C. Yargılama giderlerinin başvurucular üzerinde BIRAKILMASINA,

D. Kararın bir örneğinin Adalet Bakanlığına GÖNDERİLMESİNE 16/6/2021 tarihinde karar verildi.

 

 

 

KARŞI OY

Mahkeme kararlarının, başvurucuların davanın sonucuna etkili olabilecek nitelikteki iddia ve itirazlarına cevap oluşturabilecek ilgili ve yeterli bir gerekçe içermesi gerekmektedir.

Başvurucular ceza dosyasında alınan bilirkişi raporlarında, başvuru konusu tesisin mimari projeye aykırı olmadığının tespit edilmesi nedeniyle isnat edilen suçların işlenmediğinin sabit olduğu gerekçesiyle sanıkların beraatına karar verildiğini, bu nedenle idari yargıda görülen başvuru konusu davada söz konusu yapıştırma mimari projenin sahtelik iddiası ve diğer suç isnatlarıyla ilgili devam eden ceza davasının sonucunun beklenmesi gerekirken ceza davasının sonucu beklenmeksizin ve ceza dosyasındaki lehe bilirkişi raporları değerlendirilmeksizin karar verilmesinden yakınmaktadırlar.

Dosyada mevcut belgelerden ceza dosyasındaki bilirkişi raporlarında ve kararda iddianamede belirtilen projeye aykırılıklara ilişkin olarak ayrıntılı inceleme ve değerlendirmelerde bulunulduğu, tesiste imara, mevzuata ve ruhsata aykırı bir durum olmadığı sonucuna ulaşıldığının belirtildiği görülmektedir (Bkz. §§ 12-15).

Kural olarak konuları, inceleme ve değerlendirme yöntemlerinde farklılıklar bulunan ceza ve idari yargı kollarında/davalarında alınan bilirkişi raporlarının diğer davada değerlendirilmesi ve diğer davanın sonucunun beklenilmesi zorunluluğu bulunmamaktadır.

Ancak somut olayda bireysel başvuruya dayanak davanın konusu ve uyuşmazlığın niteliği dikkate alındığında asıl mimari projenin mi yoksa yapıştırma mimari projenin mi incelemeye esas alınacağı önem kazanmaktadır. Zira başvurucu, Belediye arşiv dosyasında bulunan asıl mimari projenin yapıştırma diye tabir edilen sahte proje ile değiştirilmesine rağmen idari yargıda hükme esas alınan raporda incelemenin yapıştırmalı sahte projeye göre yapıldığını ve aleyhine karar verildiğini, hâlbuki ceza dosyasında asıl mimari proje üzerinden yapılan incelemede tesiste imara, mevzuata ve ruhsata aykırı bir durum bulunmadığının ispatlandığını vurgulamıştır.

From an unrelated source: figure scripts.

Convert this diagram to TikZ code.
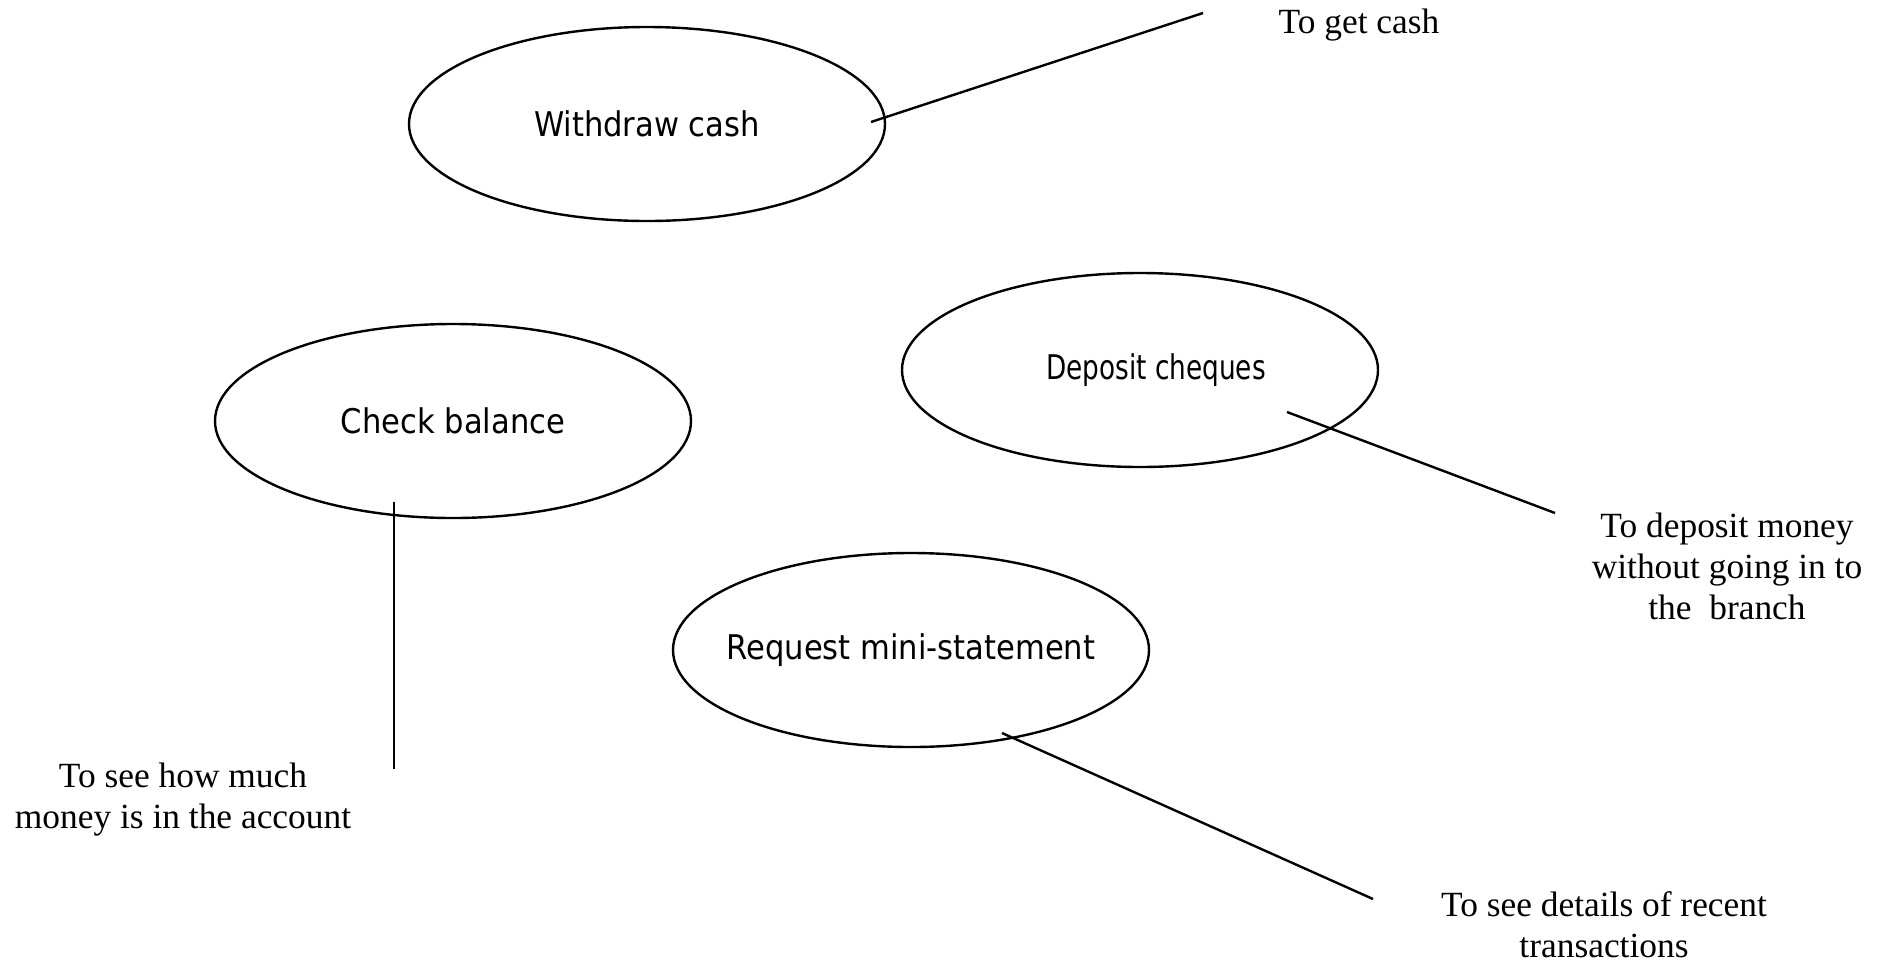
\documentclass[tikz,border=0pt]{standalone}
\usepackage{fontspec}
\usepackage{graphicx}
\setmainfont{Liberation Serif}
\newfontfamily\casefont{DejaVu Sans Condensed}
\usetikzlibrary{shapes.geometric}
\begin{document}
\begin{tikzpicture}[x=0.5pt,y=-0.5pt,
  usecase/.style={ellipse, draw, line width=1.2pt, minimum width=238pt,
    minimum height=97pt, inner xsep=-20pt, inner ysep=0pt,
    font=\casefont\fontsize{17}{19}\selectfont},
  note/.style={align=center, inner sep=0pt, font=\fontsize{17.7}{20.5}\selectfont},
  link/.style={line width=1.2pt}]
\useasboundingbox (0,0) rectangle (1885,965);

% use cases
\node[usecase] (withdraw)  at (647,124)  {Withdraw cash};
\node[usecase] (balance)   at (453,421)  {Check balance};
\node[usecase] (deposit)   at (1140,370) {\hspace*{16pt}\scalebox{0.86}[1]{Deposit cheques}};
\node[usecase] (statement) at (911,650)  {Request mini-statement};

% goals
\node[note, anchor=base] (getcash) at (1359,33) {To get cash};
\node[note] (howmuch) at (183,800) {To see how much\\money is in the account};
\node[note] (branch)  at (1727,566) {To deposit money\\without going in to\\the~~branch};
\node[note] (recent)  at (1604,925) {To see details of recent\\transactions};

% line ends
\coordinate (w-in)  at (871,122);  \coordinate (w-out) at (1203,13);
\coordinate (b-in)  at (394,502);  \coordinate (b-out) at (394,769);
\coordinate (d-in)  at (1287,412); \coordinate (d-out) at (1555,513);
\coordinate (s-in)  at (1002,733); \coordinate (s-out) at (1373,899);

\draw[link] (w-in) -- (w-out);
\draw[link] (b-in) -- (b-out);
\draw[link] (d-in) -- (d-out);
\draw[link] (s-in) -- (s-out);
\end{tikzpicture}
\end{document}
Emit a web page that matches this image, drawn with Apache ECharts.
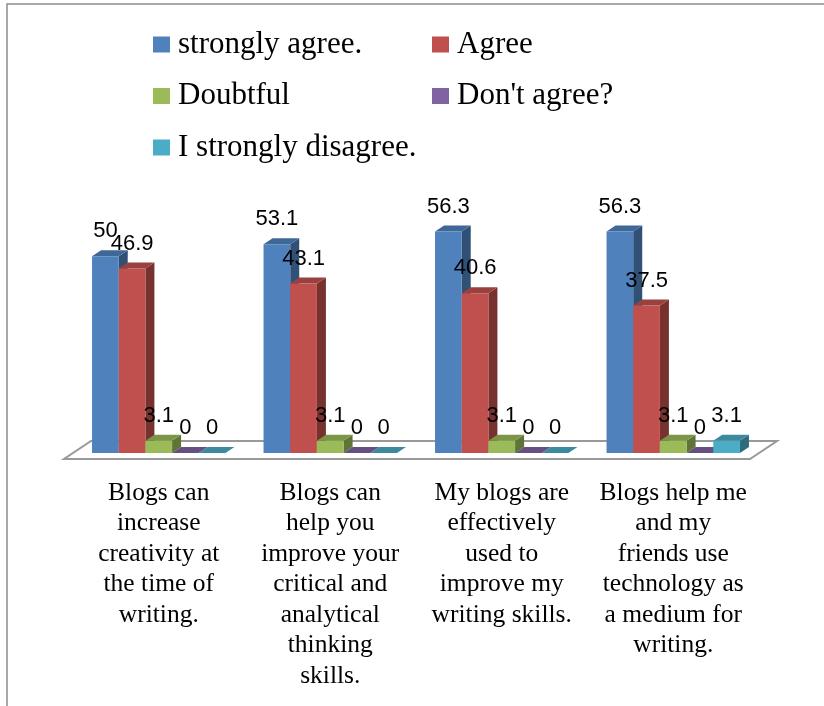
<!DOCTYPE html>
<html><head><meta charset="utf-8">
<script src="https://cdn.jsdelivr.net/npm/echarts@6/dist/echarts.min.js"></script>
<style>html,body{margin:0;padding:0;background:#fff}#c{width:824px;height:706px}</style>
</head><body><div id="c"></div>
<script>
const categories = [
  "Blogs can\nincrease\ncreativity at\nthe time of\nwriting.",
  "Blogs can\nhelp you\nimprove your\ncritical and\nanalytical\nthinking\nskills.",
  "My blogs are\neffectively\nused to\nimprove my\nwriting skills.",
  "Blogs help me\nand my\nfriends use\ntechnology as\na medium for\nwriting."
];
const seriesNames = ["strongly agree.", "Agree", "Doubtful", "Don't agree?", "I strongly disagree."];
const stronglyAgree = [50, 53.1, 56.3, 56.3];
const agree = [46.9, 43.1, 40.6, 37.5];
const doubtful = [3.1, 3.1, 3.1, 3.1];
const dontAgree = [0, 0, 0, 0];
const stronglyDisagree = [0, 0, 0, 3.1];
const seriesValues = [stronglyAgree, agree, doubtful, dontAgree, stronglyDisagree];
const colors = ["#4F81BD", "#C0504D", "#9BBB59", "#8064A2", "#4BACC6"];

const GROUP_FRAC = 0.778;
const DX = 9, DY = 6;

function shade(hex, f) {
  const n = parseInt(hex.slice(1), 16);
  const r = Math.round(((n >> 16) & 255) * f), g = Math.round(((n >> 8) & 255) * f), b = Math.round((n & 255) * f);
  return "rgb(" + r + "," + g + "," + b + ")";
}

function makeRender(s, color) {
  const topC = shade(color, 0.8), sideC = shade(color, 0.62);
  return function (params, api) {
    const ci = api.value(0), v = api.value(1);
    const base = api.coord([ci, 0]);
    const top = api.coord([ci, v]);
    const band = api.size([1, 0])[0];
    const n = seriesNames.length;
    const bw = band * GROUP_FRAC / n;
    const x0 = base[0] - band * GROUP_FRAC / 2 + s * bw;
    const x1 = x0 + bw;
    const yb = base[1], yt = top[1];
    return {
      type: "group",
      children: [
        { type: "polygon", shape: { points: [[x1, yt], [x1 + DX, yt - DY], [x1 + DX, yb - DY], [x1, yb]] }, style: { fill: sideC } },
        { type: "polygon", shape: { points: [[x0, yt], [x1, yt], [x1 + DX, yt - DY], [x0 + DX, yt - DY]] }, style: { fill: topC } },
        { type: "rect", shape: { x: x0, y: yt, width: bw, height: yb - yt }, style: { fill: color } },
        { type: "text", z2: 100, style: { text: String(v), x: (x0 + x1) / 2, y: yt - 25, textAlign: "center", textVerticalAlign: "middle", font: "22px 'Liberation Sans'", fill: "#000" } }
      ]
    };
  };
}

function floorRender(params, api) {
  const cs = params.coordSys;
  const xa = cs.x, xb = cs.x + cs.width, y = cs.y + cs.height;
  return {
    type: "polygon",
    shape: { points: [[xa - DX, y + DY], [xb - DX, y + DY], [xb + 2 * DX, y - 2 * DY], [xa + 2 * DX, y - 2 * DY]] },
    style: { fill: "#fff", stroke: "#999", lineWidth: 2 }
  };
}

const series = [{
  type: "custom", name: "floor", renderItem: floorRender, data: [[0, 0]], silent: true, z: 1
}];
seriesNames.forEach((name, s) => {
  series.push({
    type: "custom",
    name: name,
    itemStyle: { color: colors[s] },
    renderItem: makeRender(s, colors[s]),
    encode: { x: 0, y: 1 },
    data: seriesValues[s].map((v, i) => [i, v]),
    z: 2
  });
});

const legendText = { fontFamily: "Liberation Serif", fontSize: 31, lineHeight: 31, color: "#000", padding: [0, 0, 0, 3] };
const chart = echarts.init(document.getElementById("c"), null, { renderer: "canvas" });
chart.setOption({
  animation: false,
  backgroundColor: "#fff",
  graphic: [{ type: "rect", z: -10, shape: { x: 7, y: 4, width: 1000, height: 1000 }, style: { fill: "none", stroke: "#8c8c8c", lineWidth: 1.5 } }],
  legend: [
    { left: 153, top: 29, orient: "vertical", padding: 0, itemGap: 20.5, icon: "rect", itemWidth: 17, itemHeight: 16, data: [seriesNames[0], seriesNames[2], seriesNames[4]], textStyle: legendText, selectedMode: false },
    { left: 432, top: 29, orient: "vertical", padding: 0, itemGap: 20.5, icon: "rect", itemWidth: 17, itemHeight: 16, data: [seriesNames[1], seriesNames[3]], textStyle: legendText, selectedMode: false }
  ],
  grid: { left: 73, right: 65, top: 217, bottom: 253, containLabel: false },
  xAxis: {
    type: "category", data: categories,
    axisLine: { show: false }, axisTick: { show: false }, splitLine: { show: false },
    axisLabel: { interval: 0, margin: 25, fontFamily: "Liberation Serif", fontSize: 25.5, lineHeight: 30.5, color: "#000" }
  },
  yAxis: { type: "value", min: 0, max: 60, show: false, splitLine: { show: false } },
  series: series
});
</script></body></html>
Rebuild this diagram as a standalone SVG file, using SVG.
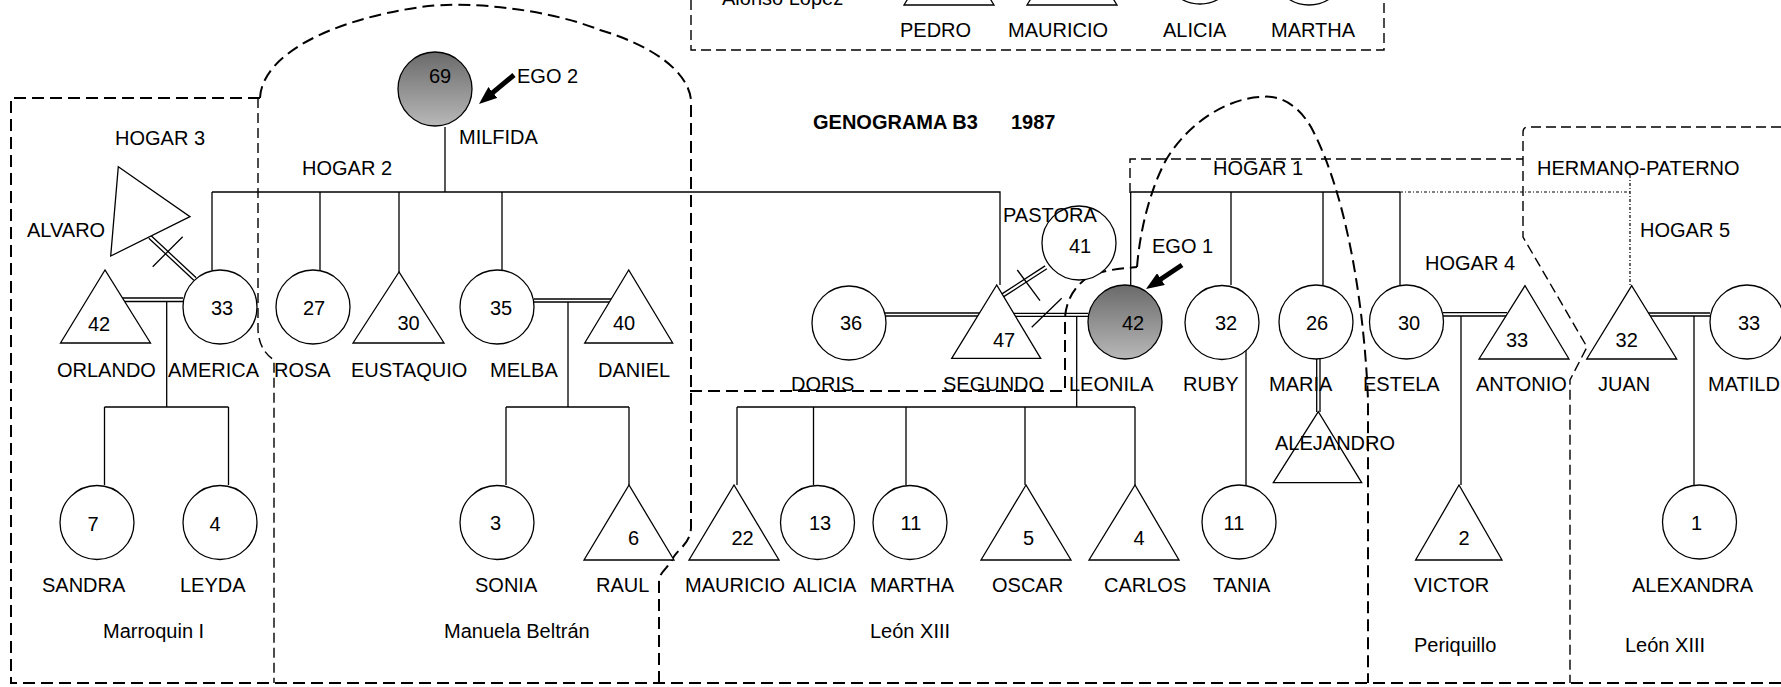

İdari yargı mercilerince ise yapıştırmalı mimari proje yerine asıl mimari proje üzerinden inceleme yapılması gerektiği kanaatine ulaşılmış ve neticede başvurucular lehine ayrıntılı ve kapsamlı tespitler içerdiği ileri sürülen ceza dosyasındaki bilirkişi raporları hakkında herhangi bir değerlendirme yapılmadan karar verilmiştir.

Hal böyle olunca idari ve yargısal sürecin bütününe bakıldığında mülkiyet hakkının korunmasına ilişkin usul güvencelerinin somut olayda yerine getirilmediği, başvurucuların bu güvencelerden yararlandırılmadığı, bu sebeple de başvurucuların mülkiyet hakkı ile müdahalenin dayandığı kamu yararı arasında olması gereken adil dengenin başvurucular aleyhine bozulduğu kanaatine varılmıştır.

Açıklanan gerekçelerle Anayasa’nın 35. maddesinde güvence altına alınan mülkiyet hakkının ihlal edildiğine karar verilmesi gerektiğini değerlendirdiğimden, ihlal olmadığı yönündeki çoğunluk görüşüne iştirak edemedim.